As we expected, volumes increase at IPO offer prices. This is led by the “promise that has been lost”: a predictable outcome where those IPO buyers sell directly at IPO prices, no matter what, under this mentality. So volumes increase, and volatility offers that upside as well. High-vol instruments benefit under this curve.
Historically, bounces don’t happen because of lockup unlocks. It is true in crypto and it is true in stocks. The market prices it in long before the lockup: investors hedge using futures instruments, and they can pay for safety under OTC deals. There are many ways to hedge your position, and many ways to sell your insider holding. You should not expect the selling pressure to happen on the day of unlocks. Usually, this signals an upside surprise around those dates.

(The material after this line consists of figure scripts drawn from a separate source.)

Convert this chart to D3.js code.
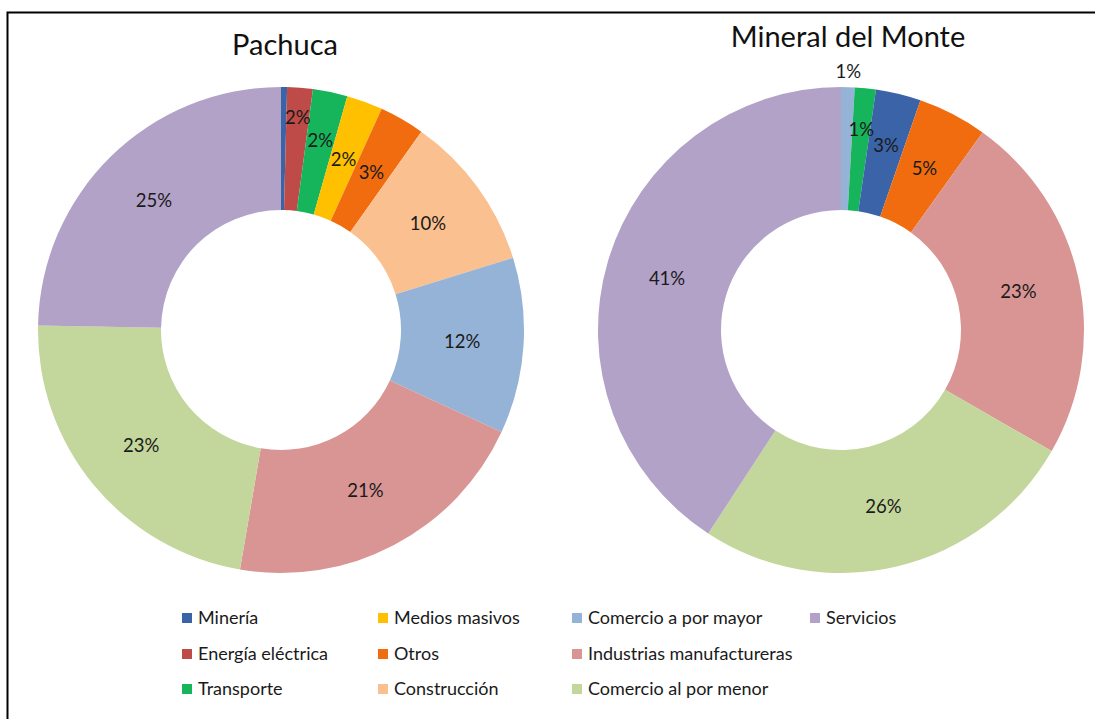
<!DOCTYPE html>
<html>
<head>
<meta charset="utf-8">
<script src="https://cdn.jsdelivr.net/npm/d3@7"></script>
<style>
  body { margin: 0; background: #fff; }
  svg { font-family: Lato, "Open Sans", sans-serif; }
</style>
</head>
<body>
<div id="chart"></div>
<script>
// categorías (orden de la leyenda)
const categorias = ["Minería", "Energía eléctrica", "Transporte", "Medios masivos", "Otros",
  "Construcción", "Comercio a por mayor", "Industrias manufactureras", "Comercio al por menor", "Servicios"];
const colores = ["#3B64A8", "#BE4B48", "#17B55B", "#FFC000", "#F06C0F",
  "#FAC090", "#95B3D7", "#D99594", "#C3D69B", "#B3A2C7"];

// Pachuca (% en el orden del anillo)
const pachucaCats = ["Minería", "Energía eléctrica", "Transporte", "Medios masivos", "Otros",
  "Construcción", "Comercio a por mayor", "Industrias manufactureras", "Comercio al por menor", "Servicios"];
const pachucaVals = [0.4, 1.7, 2.3, 2.4, 3.0, 10.4, 11.7, 20.8, 22.6, 24.7];

// Mineral del Monte
const mineralCats = ["Comercio a por mayor", "Transporte", "Minería", "Otros",
  "Industrias manufactureras", "Comercio al por menor", "Servicios"];
const mineralVals = [0.9, 1.4, 3.0, 4.6, 23.4, 25.9, 40.8];

const width = 1095, height = 719;
const rOut = 243, rIn = 120;

const color = d3.scaleOrdinal().domain(categorias).range(colores);

const svg = d3.select("#chart")
  .append("svg")
  .attr("width", width)
  .attr("height", height);

svg.append("rect").attr("width", width).attr("height", height).attr("fill", "#fff");

// marco
svg.append("path")
  .attr("d", `M7.5,${height} L7.5,12.5 L${width},12.5`)
  .attr("fill", "none")
  .attr("stroke", "#000")
  .attr("stroke-width", 2);

// etiquetas de rebanadas chicas desplazadas (como lo hace Excel)
function dona(cx, cy, titulo, tx, ty, cats, vals, radioEtiq) {
  const datos = cats.map((c, i) => ({ cat: c, val: vals[i] }));
  const total = d3.sum(vals);
  const pie = d3.pie().value(d => d.val).sort(null);
  const arc = d3.arc().innerRadius(rIn).outerRadius(rOut);

  const g = svg.append("g").attr("transform", `translate(${cx},${cy})`);
  const arcos = pie(datos);

  g.selectAll("path")
    .data(arcos)
    .enter()
    .append("path")
    .attr("d", arc)
    .attr("fill", d => color(d.data.cat));

  g.selectAll("text")
    .data(arcos.filter(d => Math.round(d.data.val / total * 100) > 0))
    .enter()
    .append("text")
    .attr("transform", d => {
      let r = (rIn + rOut) / 2;
      if (d.data.val < 1) r = rOut + 16;
      if (radioEtiq[d.data.cat]) r = radioEtiq[d.data.cat];
      const p = d3.arc().innerRadius(r).outerRadius(r).centroid(d);
      return `translate(${p[0]},${p[1]})`;
    })
    .attr("text-anchor", "middle")
    .attr("dy", "0.35em")
    .attr("font-size", 18.5)
    .attr("fill", "#1a1a1a")
    .text(d => Math.round(d.data.val / total * 100) + "%");

  svg.append("text")
    .attr("x", tx)
    .attr("y", ty)
    .attr("text-anchor", "middle")
    .attr("font-size", 29)
    .attr("fill", "#111")
    .text(titulo);
}

dona(281, 330, "Pachuca", 285, 55, pachucaCats, pachucaVals,
  { "Energía eléctrica": 213, "Transporte": 194 });
dona(841, 330, "Mineral del Monte", 848, 47, mineralCats, mineralVals,
  { "Transporte": 202, "Minería": 190 });

// Leyenda
const colX = [182, 378, 572, 810];
const filaY = [618, 654, 689];
const ley = svg.append("g");
categorias.forEach((c, i) => {
  const x = colX[Math.floor(i / 3)], y = filaY[i % 3];
  ley.append("rect")
    .attr("x", x).attr("y", y - 5)
    .attr("width", 10).attr("height", 10)
    .attr("fill", color(c));
  ley.append("text")
    .attr("x", x + 16).attr("y", y)
    .attr("dy", "0.35em")
    .attr("font-size", 18)
    .attr("fill", "#1a1a1a")
    .text(c);
});
</script>
</body>
</html>
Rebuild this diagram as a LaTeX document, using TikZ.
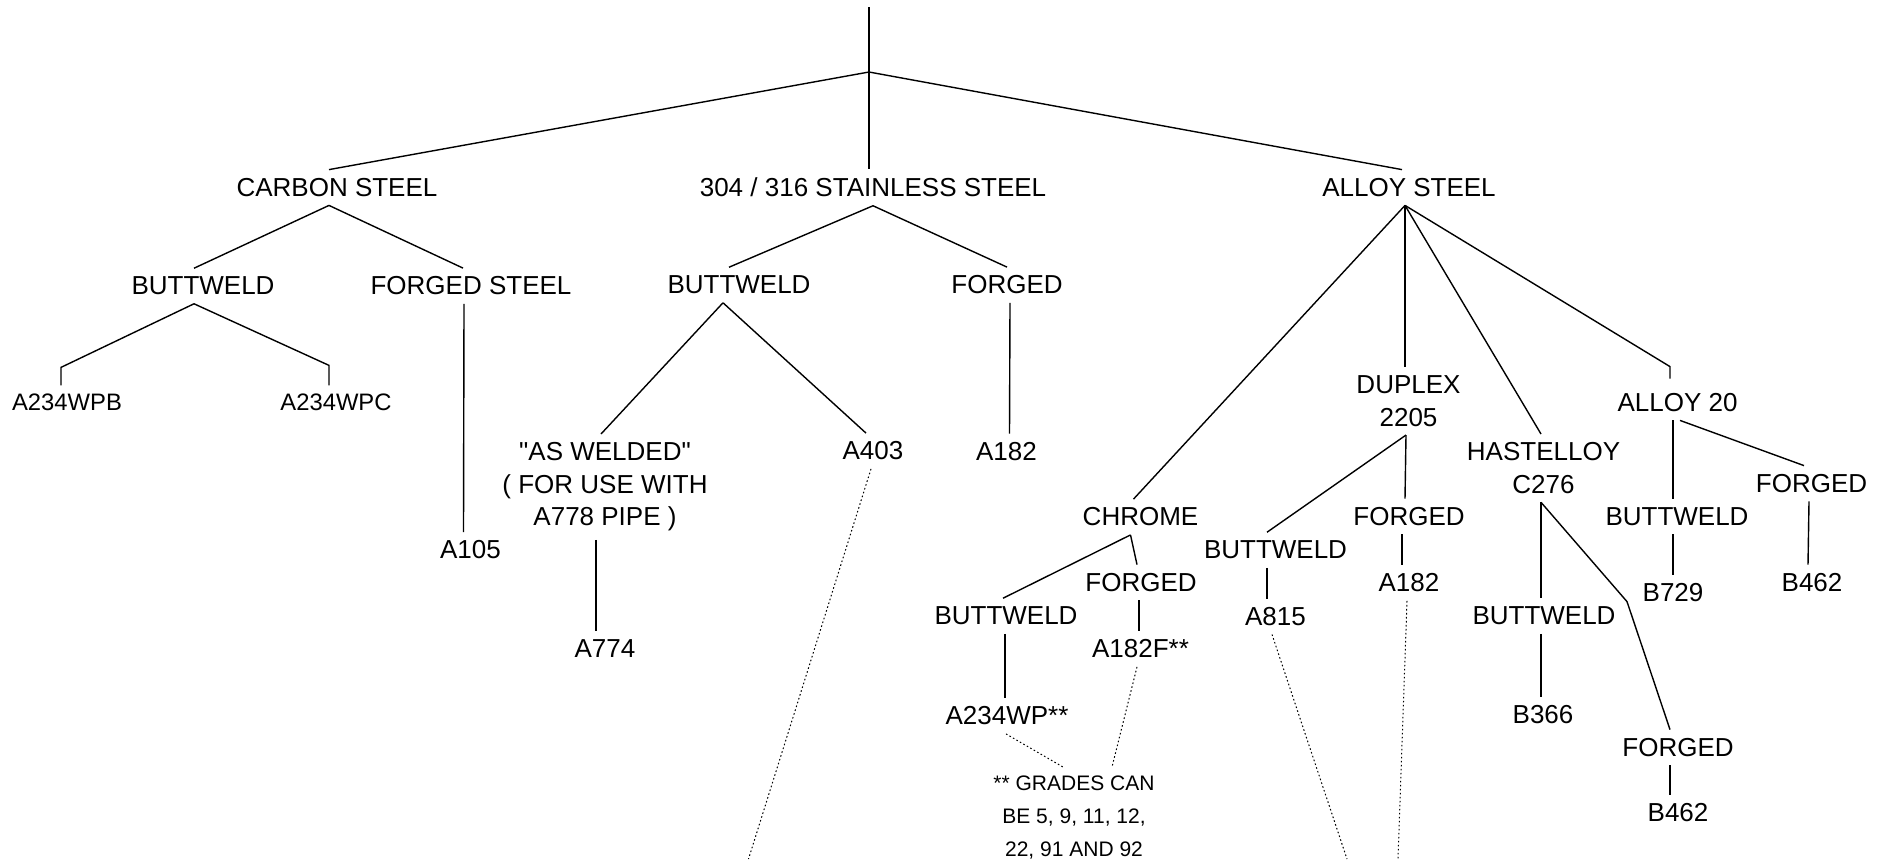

But there’s a problem with the most recent IPOs: when we measure the IPO drifts (the post-listing price trend), a cascade of performance appears as we enter the 2020s era. Many say that: “This is led by the higher multiples; IPOs are priced with much more upside, at perfection. Public-stock investors are different from private investors; they need another level of economic input. Buying expensive futuristic-visionary promises is not in their mandates.”
As years pass, you should expect higher volatility, more swings up and down. There’s an upward movement in stocks coming to IPO at higher multiples, under much higher market caps. There’s apparently no upside for public investors at these stages; private investors squeeze the entire juice for years. But this is fundamentally wrong as a statistical assumption.
At first, this seemed reasonable, true-the core reason why the post-2020s era proved out a worse median. But higher valuations and higher multiples are not the real reason. There are literally zero or negative Spearman rho correlation numbers, at a 95% CI.
If I would take a lesson under this quantitative analysis is that: we can’t use market IPO valuations or multiples to predict higher drifts after a round-trip scenario. We can’t say: “At these valuations/multiples, there’s no juice to squeeze.” This is false.
This means that assuming SPCX will drift more-because it was the most expensive, higher-multiple/higher-market-cap IPO that ever happened-is a false assumption.
Even saying that, and taking this into consideration, there’s a wide spectrum expected for SPCX when we simulate how SPCX could fill those buckets.
Great companies tend to touch and go back up. The top >p75 cohort of stocks. Time to see how SPCX trades.